| Stated task |
Extract the lines from the first one in the records below through the line containing "xs = list(range(len(categories)))", keeping both ends and leaving out any pictures.

| Material supplied |
******

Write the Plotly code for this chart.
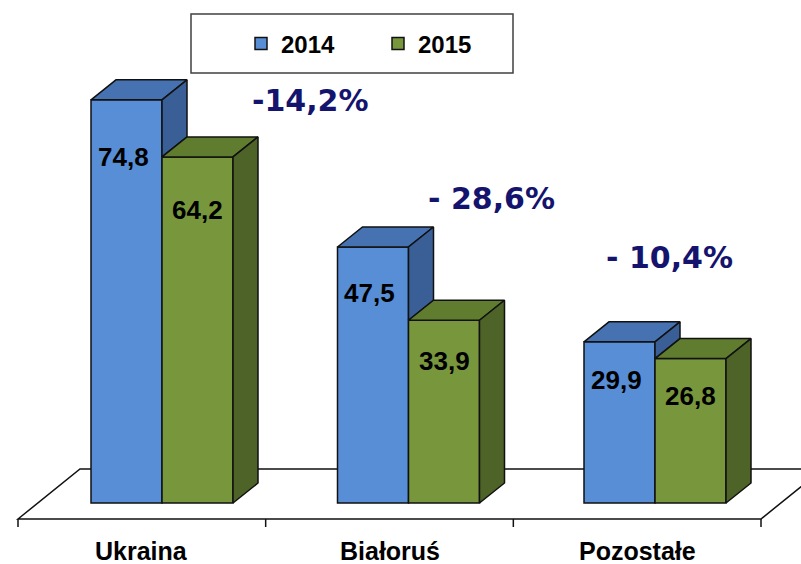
import plotly.graph_objects as go

# ---------------- data ----------------
categories = ["Ukraina", "Białoruś", "Pozostałe"]
years = ["2014", "2015"]
values_2014 = [74.8, 47.5, 29.9]
values_2015 = [64.2, 33.9, 26.8]
value_labels_2014 = ["74,8", "47,5", "29,9"]
value_labels_2015 = ["64,2", "33,9", "26,8"]
change_labels = ["-14,2%", "- 28,6%", "- 10,4%"]

# ---------------- geometry (pixel calibration of the axes) ----------------
W, H = 801, 564
PX_PER_CAT = 246.5      # horizontal pixels per category
X0_PX = 162             # pixel x of category 0 (boundary between the two bars)
Y0_PX = 503             # pixel y of value 0 (front face bottom)
PX_PER_UNIT = 5.39      # vertical pixels per value unit


def px_to_x(px):
    return (px - X0_PX) / PX_PER_CAT


def py_to_y(py):
    return (Y0_PX - py) / PX_PER_UNIT


BAR_W = 71 / PX_PER_CAT
DX = 25 / PX_PER_CAT          # depth offset (x)
DY = 20 / PX_PER_UNIT         # depth offset (y)
LABEL_SHIFT_BLUE = -3.5 / PX_PER_CAT

BLUE_FRONT, BLUE_TOP, BLUE_SIDE = "#578ED6", "#4672B2", "#3A5F97"
GREEN_FRONT, GREEN_TOP, GREEN_SIDE = "#78973C", "#607C2F", "#4E6328"
EDGE = "#111111"
FONT = "Liberation Sans, Arial, sans-serif"

fig = go.Figure()

xs = list(range(len(categories)))

# front faces (real bars)
fig.add_trace(go.Bar(
    x=xs, y=values_2014, name=years[0], offset=-BAR_W, width=BAR_W,
    marker=dict(color=BLUE_FRONT, line=dict(color=EDGE, width=1.5)),
    hoverinfo="skip"))
fig.add_trace(go.Bar(
    x=xs, y=values_2015, name=years[1], offset=0, width=BAR_W,
    marker=dict(color=GREEN_FRONT, line=dict(color=EDGE, width=1.5)),
    hoverinfo="skip"))


def face(px, py, color):
    fig.add_trace(go.Scatter(
        x=px + [px[0]], y=py + [py[0]], mode="lines", fill="toself",
        fillcolor=color, line=dict(color=EDGE, width=1.5),
        showlegend=False, hoverinfo="skip"))


for i, (b, g) in enumerate(zip(values_2014, values_2015)):
    xl = i - BAR_W
    # blue top
    face([xl, xl + DX, i + DX, i], [b, b + DY, b + DY, b], BLUE_TOP)
    # blue side (visible part above the green bar)
    lo = max(0, g)
    if b > lo:
        face([i, i, i + DX, i + DX], [lo, b, b + DY, lo + DY], BLUE_SIDE)
    xr = i + BAR_W
    # green top
    face([i, i + DX, xr + DX, xr], [g, g + DY, g + DY, g], GREEN_TOP)
    # green side
    face([xr, xr, xr + DX, xr + DX], [0, g, g + DY, DY], GREEN_SIDE)

# ---------------- floor ----------------
f_y = py_to_y(519)
b_y = py_to_y(469)
fl_x, bl_x = px_to_x(18), px_to_x(80)
fr_x, br_x = px_to_x(761), px_to_x(823)
shapes = [dict(
    type="path", xref="x", yref="y", layer="below",
    path=f"M{fl_x},{f_y} L{bl_x},{b_y} L{br_x},{b_y} L{fr_x},{f_y} Z",
    fillcolor="white", line=dict(color=EDGE, width=1.5))]
step = (fr_x - fl_x) / len(categories)
tick_len = 8 / PX_PER_UNIT
for k in range(len(categories) + 1):
    tx = fl_x + k * step
    shapes.append(dict(type="line", xref="x", yref="y", layer="below",
                       x0=tx, x1=tx, y0=f_y, y1=f_y - tick_len,
                       line=dict(color=EDGE, width=1.5)))

# legend frame
shapes.append(dict(type="rect", xref="paper", yref="paper",
                   x0=191 / W, x1=513 / W, y0=1 - 73 / H, y1=1 - 14 / H,
                   line=dict(color="#404040", width=1.5), fillcolor="white",
                   layer="below"))

annotations = []
# category labels
for k, name in enumerate(categories):
    annotations.append(dict(
        x=fl_x + (k + 0.5) * step, y=py_to_y(551), xref="x", yref="y",
        xanchor="center", yanchor="middle",
        text=name, showarrow=False,
        font=dict(family=FONT, size=25, color="black", weight="bold")))

# value labels on the front faces
for i, (b, g) in enumerate(zip(values_2014, values_2015)):
    for v, lab, cx in ((b, value_labels_2014[i], i - BAR_W / 2 + LABEL_SHIFT_BLUE),
                       (g, value_labels_2015[i], i + BAR_W / 2)):
        annotations.append(dict(
            x=cx, y=v - (26 + 0.42 * v) / PX_PER_UNIT, xref="x", yref="y",
            xanchor="center", yanchor="middle",
            text=lab, showarrow=False,
            font=dict(family=FONT, size=26, color="black", weight="bold")))

# change labels
change_pos = [(310, 100), (492, 198), (669, 257)]
for lab, (cx, cy) in zip(change_labels, change_pos):
    annotations.append(dict(
        x=cx / W, y=1 - cy / H, xref="paper", yref="paper",
        xanchor="center", yanchor="middle",
        text=lab, showarrow=False,
        font=dict(family="DejaVu Sans, Verdana, sans-serif", size=30,
                  color="#14146E", weight="bold")))

fig.update_layout(
    width=W, height=H,
    margin=dict(l=0, r=0, t=0, b=0),
    paper_bgcolor="white", plot_bgcolor="white",
    barmode="overlay",
    xaxis=dict(range=[px_to_x(0), px_to_x(W)], visible=False, fixedrange=True),
    yaxis=dict(range=[py_to_y(H), py_to_y(0)], visible=False, fixedrange=True),
    showlegend=True,
    hovermode=False,
    legend=dict(orientation="h", x=241 / W, y=1 - 44 / H,
                xanchor="left", yanchor="middle",
                entrywidth=92, entrywidthmode="pixels",
                bgcolor="rgba(0,0,0,0)", borderwidth=0,
                font=dict(family=FONT, size=24, color="black", weight="bold")),
    shapes=shapes,
    annotations=annotations,
)

fig.write_html("out.html",
               config={"displayModeBar": False},
               post_script="document.body.style.margin='0px';"
                           "document.body.style.overflow='hidden';")
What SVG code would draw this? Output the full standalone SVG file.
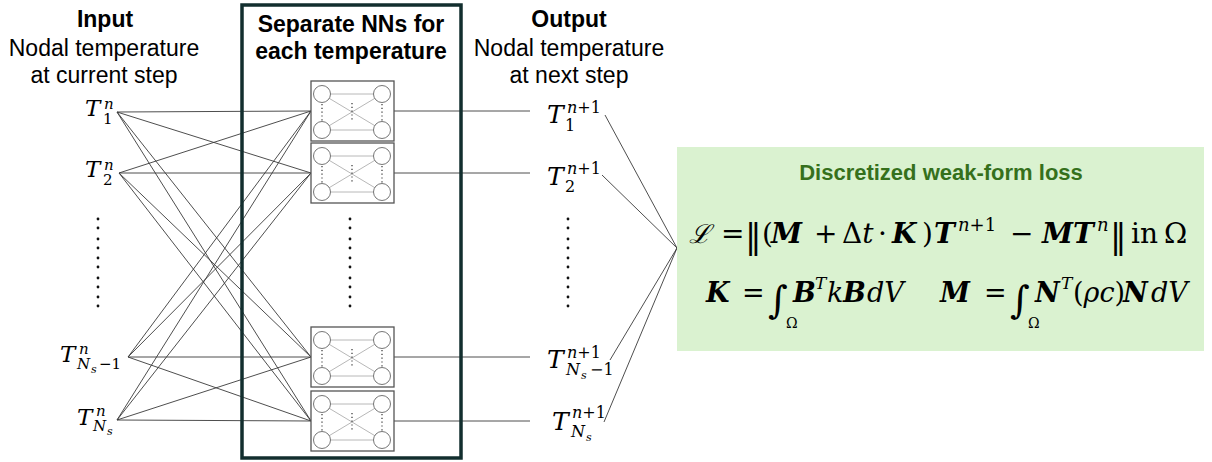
<svg xmlns="http://www.w3.org/2000/svg" width="1212" height="462" viewBox="0 0 1212 462">
<style>
.hdr{font-family:"Liberation Sans",Arial,sans-serif;font-size:23px;fill:#000;text-anchor:middle}
.b{font-weight:bold}
.m{font-family:"DejaVu Serif","Liberation Serif",serif;fill:#000}
.it{font-style:italic}
.bi{font-style:italic;font-weight:bold}
.conn line{stroke:#3a3a3a;stroke-width:0.9}
.dot{fill:#111}
.nnbox{fill:#fff;stroke:#555;stroke-width:1.3}
.nnc{fill:#fff;stroke:#666;stroke-width:0.9}
.nnl{stroke:#b8b8b8;stroke-width:1}
.nnd{stroke:#333;stroke-width:1.2;stroke-dasharray:1.2 2.6}
</style>
<defs>
<g id="nn">
<rect class="nnbox" x="0" y="0" width="83" height="60"/>
<line class="nnl" x1="11" y1="13" x2="71" y2="13"/>
<line class="nnl" x1="11" y1="49" x2="71" y2="49"/>
<line class="nnl" x1="11" y1="13" x2="71" y2="49"/>
<line class="nnl" x1="11" y1="49" x2="71" y2="13"/>
<circle class="nnc" cx="11" cy="13" r="8.5"/>
<circle class="nnc" cx="71" cy="13" r="8.5"/>
<circle class="nnc" cx="11" cy="49" r="8.5"/>
<circle class="nnc" cx="71" cy="49" r="8.5"/>
<line class="nnd" x1="11" y1="23" x2="11" y2="40"/>
<line class="nnd" x1="71" y1="23" x2="71" y2="40"/>
<line class="nnd" x1="41" y1="22" x2="41" y2="40"/>
</g>
<g id="vdots">
<circle cx="0" cy="0" r="1.4"/><circle cx="0" cy="9" r="1.4"/>
<circle cx="0" cy="20" r="1.4"/><circle cx="0" cy="29" r="1.4"/>
<circle cx="0" cy="39" r="1.4"/><circle cx="0" cy="48" r="1.4"/>
<circle cx="0" cy="59" r="1.4"/><circle cx="0" cy="68" r="1.4"/>
<circle cx="0" cy="78" r="1.4"/><circle cx="0" cy="87" r="1.4"/>
</g>
</defs>

<g id="connectors" class="conn">
<line x1="117" y1="112" x2="311" y2="111"/>
<line x1="117" y1="112" x2="311" y2="173"/>
<line x1="117" y1="112" x2="311" y2="357"/>
<line x1="117" y1="112" x2="311" y2="421"/>
<line x1="119" y1="173" x2="311" y2="111"/>
<line x1="119" y1="173" x2="311" y2="173"/>
<line x1="119" y1="173" x2="311" y2="357"/>
<line x1="119" y1="173" x2="311" y2="421"/>
<line x1="128" y1="357" x2="311" y2="111"/>
<line x1="128" y1="357" x2="311" y2="173"/>
<line x1="128" y1="357" x2="311" y2="357"/>
<line x1="128" y1="357" x2="311" y2="421"/>
<line x1="117" y1="420" x2="311" y2="111"/>
<line x1="117" y1="420" x2="311" y2="173"/>
<line x1="117" y1="420" x2="311" y2="357"/>
<line x1="117" y1="420" x2="311" y2="421"/>
<line x1="394" y1="111" x2="530" y2="111"/>
<line x1="394" y1="173" x2="530" y2="173"/>
<line x1="394" y1="357" x2="530" y2="357"/>
<line x1="394" y1="421" x2="530" y2="421"/>
<line x1="605" y1="115" x2="677" y2="248"/>
<line x1="602" y1="175" x2="677" y2="248"/>
<line x1="610" y1="360" x2="677" y2="248"/>
<line x1="604" y1="422" x2="677" y2="248"/>
</g>

<g id="input">
<text class="hdr b" x="105" y="27">Input</text>
<text class="hdr" x="104" y="56">Nodal temperature</text>
<text class="hdr" x="104" y="83">at current step</text>
<use href="#vdots" class="dot" x="98" y="219"/>
</g>

<g id="in-T1" class="m">
<text class="it" x="85" y="116" font-size="23">T</text>
<text class="it" x="104" y="109" font-size="15">n</text>
<text x="103" y="124" font-size="15">1</text>
</g>
<g id="in-T2" class="m">
<text class="it" x="85" y="177" font-size="23">T</text>
<text class="it" x="104" y="170" font-size="15">n</text>
<text x="103" y="185" font-size="15">2</text>
</g>
<g id="in-TNs1" class="m">
<text class="it" x="60" y="362" font-size="23">T</text>
<text class="it" x="79" y="354" font-size="15">n</text>
<text class="it" x="77" y="369" font-size="15">N</text>
<text class="it" x="91" y="373" font-size="11">s</text>
<text x="99" y="369" font-size="15">−1</text>
</g>
<g id="in-TNs" class="m">
<text class="it" x="77" y="425" font-size="23">T</text>
<text class="it" x="96" y="416" font-size="15">n</text>
<text class="it" x="93" y="431" font-size="15">N</text>
<text class="it" x="107" y="435" font-size="11">s</text>
</g>

<g id="nn-group">
<rect x="242" y="5" width="219" height="453" fill="none" stroke="#122e2e" stroke-width="3.5"/>
<text class="hdr b" x="351" y="32">Separate NNs for</text>
<text class="hdr b" x="351" y="59">each temperature</text>
<use href="#vdots" class="dot" x="350" y="219"/>
</g>
<g id="nn1"><use href="#nn" x="311" y="81"/></g>
<g id="nn2"><use href="#nn" x="311" y="143"/></g>
<g id="nn3"><use href="#nn" x="311" y="327"/></g>
<g id="nn4"><use href="#nn" x="311" y="391"/></g>

<g id="output">
<text class="hdr b" x="569" y="27">Output</text>
<text class="hdr" x="569" y="56">Nodal temperature</text>
<text class="hdr" x="569" y="83">at next step</text>
<use href="#vdots" class="dot" x="568" y="219"/>
</g>
<g id="out-T1" class="m">
<text class="it" x="547" y="123" font-size="25">T</text>
<text x="567" y="113" font-size="16"><tspan class="it">n</tspan>+1</text>
<text x="565" y="131" font-size="16">1</text>
</g>
<g id="out-T2" class="m">
<text class="it" x="547" y="185" font-size="25">T</text>
<text x="567" y="174" font-size="16"><tspan class="it">n</tspan>+1</text>
<text x="565" y="192" font-size="16">2</text>
</g>
<g id="out-TNs1" class="m">
<text class="it" x="547" y="368" font-size="25">T</text>
<text x="567" y="358" font-size="16"><tspan class="it">n</tspan>+1</text>
<text class="it" x="566" y="375" font-size="16">N</text>
<text class="it" x="581" y="379" font-size="11">s</text>
<text x="590" y="375" font-size="16">−1</text>
</g>
<g id="out-TNs" class="m">
<text class="it" x="552" y="430" font-size="25">T</text>
<text x="572" y="418" font-size="16"><tspan class="it">n</tspan>+1</text>
<text class="it" x="571" y="437" font-size="16">N</text>
<text class="it" x="586" y="441" font-size="11">s</text>
</g>

<g id="loss">
<rect x="677" y="147" width="527" height="204" fill="#daf2d0"/>
<text x="941" y="180" font-family="Liberation Sans,Arial,sans-serif" font-size="22" font-weight="bold" fill="#35701c" text-anchor="middle">Discretized weak-form loss</text>
<text class="m" font-size="28" y="243">
<tspan x="689" y="243" font-size="26" font-style="italic">ℒ</tspan>
<tspan x="721" y="243">=</tspan>
<tspan x="745" y="248" font-size="33">‖</tspan>
<tspan x="762" y="243">(</tspan>
<tspan x="771" y="243" class="bi">M</tspan>
<tspan x="814" y="243">+</tspan>
<tspan x="842" y="243">Δ</tspan><tspan class="it">t</tspan>
<tspan x="878" y="243">·</tspan>
<tspan x="892" y="243" class="bi">K</tspan>
<tspan x="922" y="243">)</tspan>
<tspan x="934" y="243" class="bi">T</tspan>
<tspan x="958" y="231" font-size="18" class="it">n</tspan><tspan y="231" font-size="18">+1</tspan>
<tspan x="1010" y="243">−</tspan>
<tspan x="1042" y="243" class="bi">MT</tspan>
<tspan x="1097" y="231" font-size="18" class="it">n</tspan>
<tspan x="1110" y="248" font-size="33">‖</tspan>
<tspan x="1131" y="243">in</tspan>
<tspan x="1164" y="243">Ω</tspan>
</text>
<text class="m" font-size="27" y="302">
<tspan x="706" y="302" class="bi">K</tspan>
<tspan x="742" y="302">=</tspan>
<tspan x="768" y="313" font-size="38">∫</tspan>
<tspan x="786" y="328" font-size="14">Ω</tspan>
<tspan x="793" y="302" class="bi">B</tspan>
<tspan x="815" y="289" font-size="17" class="it">T</tspan>
<tspan x="827" y="302" class="it">k</tspan>
<tspan x="843" y="302" class="bi">B</tspan>
<tspan x="867" y="302" class="it">dV</tspan>
<tspan x="940" y="302" class="bi">M</tspan>
<tspan x="984" y="302">=</tspan>
<tspan x="1010" y="313" font-size="38">∫</tspan>
<tspan x="1028" y="328" font-size="14">Ω</tspan>
<tspan x="1035" y="302" class="bi">N</tspan>
<tspan x="1061" y="289" font-size="17" class="it">T</tspan>
<tspan x="1073" y="302">(</tspan><tspan class="it">ρc</tspan><tspan>)</tspan>
<tspan x="1123" y="302" class="bi">N</tspan>
<tspan x="1151" y="302" class="it">dV</tspan>
</text>
</g>
</svg>
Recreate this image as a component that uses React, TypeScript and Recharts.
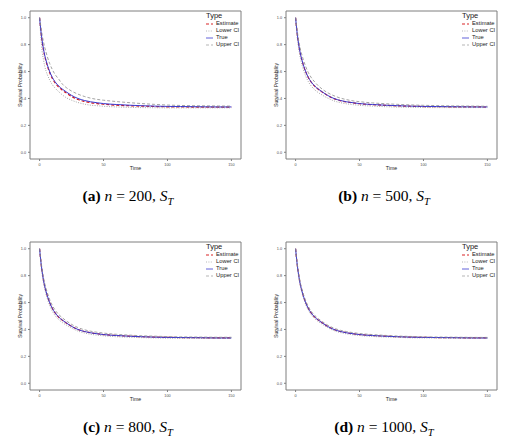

******

| Worked solution |
Write the Plotly code for this chart.
import plotly.graph_objects as go

# ---------------- data ----------------
categories = ["Ukraina", "Białoruś", "Pozostałe"]
years = ["2014", "2015"]
values_2014 = [74.8, 47.5, 29.9]
values_2015 = [64.2, 33.9, 26.8]
value_labels_2014 = ["74,8", "47,5", "29,9"]
value_labels_2015 = ["64,2", "33,9", "26,8"]
change_labels = ["-14,2%", "- 28,6%", "- 10,4%"]

# ---------------- geometry (pixel calibration of the axes) ----------------
W, H = 801, 564
PX_PER_CAT = 246.5      # horizontal pixels per category
X0_PX = 162             # pixel x of category 0 (boundary between the two bars)
Y0_PX = 503             # pixel y of value 0 (front face bottom)
PX_PER_UNIT = 5.39      # vertical pixels per value unit


def px_to_x(px):
    return (px - X0_PX) / PX_PER_CAT


def py_to_y(py):
    return (Y0_PX - py) / PX_PER_UNIT


BAR_W = 71 / PX_PER_CAT
DX = 25 / PX_PER_CAT          # depth offset (x)
DY = 20 / PX_PER_UNIT         # depth offset (y)
LABEL_SHIFT_BLUE = -3.5 / PX_PER_CAT

BLUE_FRONT, BLUE_TOP, BLUE_SIDE = "#578ED6", "#4672B2", "#3A5F97"
GREEN_FRONT, GREEN_TOP, GREEN_SIDE = "#78973C", "#607C2F", "#4E6328"
EDGE = "#111111"
FONT = "Liberation Sans, Arial, sans-serif"

fig = go.Figure()

xs = list(range(len(categories)))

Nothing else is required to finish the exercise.